The bottom line for investors
The strongest investor case across Corktown, North Corktown, Hubbard Farms, and Springwells is not just appreciation. It is the combination of historic housing stock, visible redevelopment, infill potential, and multiple public-private catalysts that can support long-term demand.
The tradeoff is complexity. Historic review, rental compliance, lead mitigation, and traffic exposure all deserve closer attention here than they might in other submarkets.
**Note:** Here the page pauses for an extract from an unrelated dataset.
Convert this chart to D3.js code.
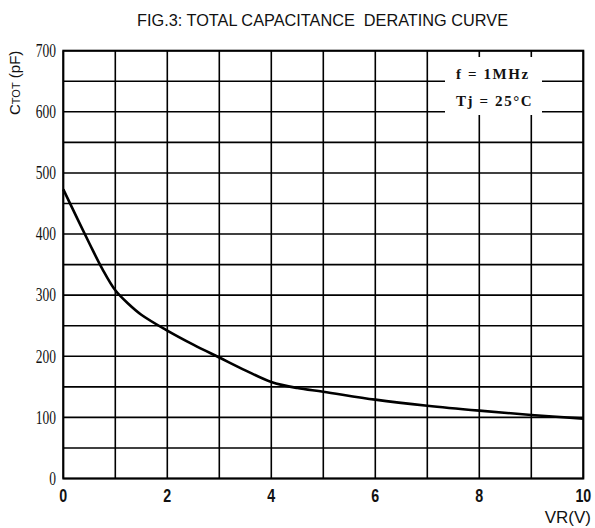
<!doctype html>
<meta charset=utf8>
<title>Total capacitance derating curve</title>
<style>
  body { margin: 0; background: white; }
  svg { display: block; }
  .grid line { stroke: #000; stroke-width: 1.6; }
  .frame { fill: none; stroke: #000; stroke-width: 2; }
  .curve { fill: none; stroke: #000; stroke-width: 2.6; }
  .title { font-family: "Liberation Sans", Arial, sans-serif; font-size: 16.5px; fill: #111; }
  .ylab { font-family: "Liberation Serif", "Times New Roman", serif; font-size: 18px; fill: #111; }
  .xlab { font-family: "Liberation Sans", Arial, sans-serif; font-size: 19px; font-weight: bold; fill: #111; }
  .axtitle { font-family: "Liberation Sans", Arial, sans-serif; fill: #111; }
  .note { font-family: "Liberation Serif", "Times New Roman", serif; font-size: 15px; font-weight: bold; letter-spacing: 1.6px; fill: #111; }
</style>
<svg width=595 height=528></svg>
<script src=https://d3js.org/d3.v7.min.js></script>
<script>
  // values
  var vr = [0, 0.5, 0.75, 1, 1.25, 1.5, 2, 2.5, 3, 3.5, 4, 4.5, 5, 6, 7, 8, 9, 10];
  var ctot = [473, 385, 343, 308, 286, 268, 242, 219, 198, 177, 158, 148, 142, 129, 119, 111, 104, 98];
  var xLabels = [0, 2, 4, 6, 8, 10];
  var yLabels = [0, 100, 200, 300, 400, 500, 600, 700];
  var notes = ['f = 1MHz', 'Tj = 25°C'];

  var svg = d3.select('svg');
  var x = d3.scaleLinear().domain([0, 10]).range([63.3, 583.3]);
  var y = d3.scaleLinear().domain([0, 700]).range([478.5, 50.7]);

  var points = vr.map(function(v, i) { return { v: v, c: ctot[i] }; });

  svg.append('text')
    .attr('class', 'title')
    .attr('x', 137)
    .attr('y', 26)
    .attr('textLength', 371)
    .attr('lengthAdjust', 'spacingAndGlyphs')
    .attr('xml:space', 'preserve')
    .text('FIG.3: TOTAL CAPACITANCE  DERATING CURVE');

  var grid = svg.append('g').attr('class', 'grid');

  grid.selectAll('.v')
    .data(x.ticks(10))
    .enter().append('line')
    .attr('x1', x).attr('x2', x)
    .attr('y1', y(0)).attr('y2', y(700));

  grid.selectAll('.h')
    .data(y.ticks(14))
    .enter().append('line')
    .attr('x1', x(0)).attr('x2', x(10))
    .attr('y1', y).attr('y2', y);

  svg.append('rect')
    .attr('class', 'frame')
    .attr('x', x(0)).attr('y', y(700))
    .attr('width', x(10) - x(0)).attr('height', y(0) - y(700));

  // white patch behind the test conditions
  svg.append('rect')
    .attr('x', 445).attr('y', 57)
    .attr('width', 97).attr('height', 58)
    .attr('fill', 'white');

  svg.selectAll('.note')
    .data(notes)
    .enter().append('text')
    .attr('class', 'note')
    .attr('x', 456)
    .attr('y', function(d, i) { return 79 + i * 26.5; })
    .attr('xml:space', 'preserve')
    .text(function(d) { return d; });

  var line = d3.line()
    .curve(d3.curveCatmullRom.alpha(0.5))
    .x(function(d) { return x(d.v); })
    .y(function(d) { return y(d.c); });

  svg.append('path')
    .attr('class', 'curve')
    .attr('d', line(points));

  svg.selectAll('.ylab')
    .data(yLabels)
    .enter().append('text')
    .attr('class', 'ylab')
    .attr('transform', function(d) { return 'translate(56,' + y(d) + ') scale(0.75,1)'; })
    .attr('text-anchor', 'end')
    .attr('dy', '0.35em')
    .text(function(d) { return d; });

  svg.selectAll('.xlab')
    .data(xLabels)
    .enter().append('text')
    .attr('class', 'xlab')
    .attr('transform', function(d) { return 'translate(' + x(d) + ',502) scale(0.75,1)'; })
    .attr('text-anchor', 'middle')
    .text(function(d) { return d; });

  svg.append('text')
    .attr('class', 'axtitle')
    .attr('x', 591)
    .attr('y', 523)
    .attr('text-anchor', 'end')
    .style('font-size', '17px')
    .text('VR(V)');

  var yt = svg.append('text')
    .attr('class', 'axtitle')
    .attr('transform', 'translate(20,115) rotate(-90)')
    .attr('xml:space', 'preserve')
    .style('font-size', '15px');
  yt.append('tspan').text('C');
  yt.append('tspan').style('font-size', '11px').text('TOT');
  yt.append('tspan').text(' (pF)');
</script>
If you want to evaluate opportunities with a sharper local lens, connect with Maxbroock Detroit for informed guidance on Detroit investment property, redevelopment potential, and neighborhood-by-neighborhood strategy.
FAQs
What makes Corktown appealing for real estate investors?
- Corktown combines historic housing, proximity to Michigan Central, and limited infill opportunities, which can make it attractive for rehab-focused and boutique residential investment strategies.
What type of investment is most common in North Corktown?
- North Corktown is often better suited to infill development, smaller new-construction projects, and land-positioning strategies because of its vacant-lot inventory and active housing pipeline.
What should investors know about Hubbard Farms before renovating?
- Hubbard Farms is a local historic district, so exterior changes may require additional review, making it important to confirm historic status and approval needs early.
Why is Springwells different from Corktown for investors?
- Springwells is more corridor-oriented, which can make it a stronger fit for mixed-use rehab, second-floor residential conversions, and projects tied to active commercial streets.
What compliance steps matter for Detroit rental properties?
- Detroit rental properties generally need registration, inspection, a Lead Clearance Report, and a Certificate of Compliance before they can be legally rented.
How do truck routes affect investment decisions in Southwest Detroit?
- Truck traffic can affect noise, parking, and day-to-day livability, so investors should evaluate specific streets and corridor exposure instead of judging a property by neighborhood name alone.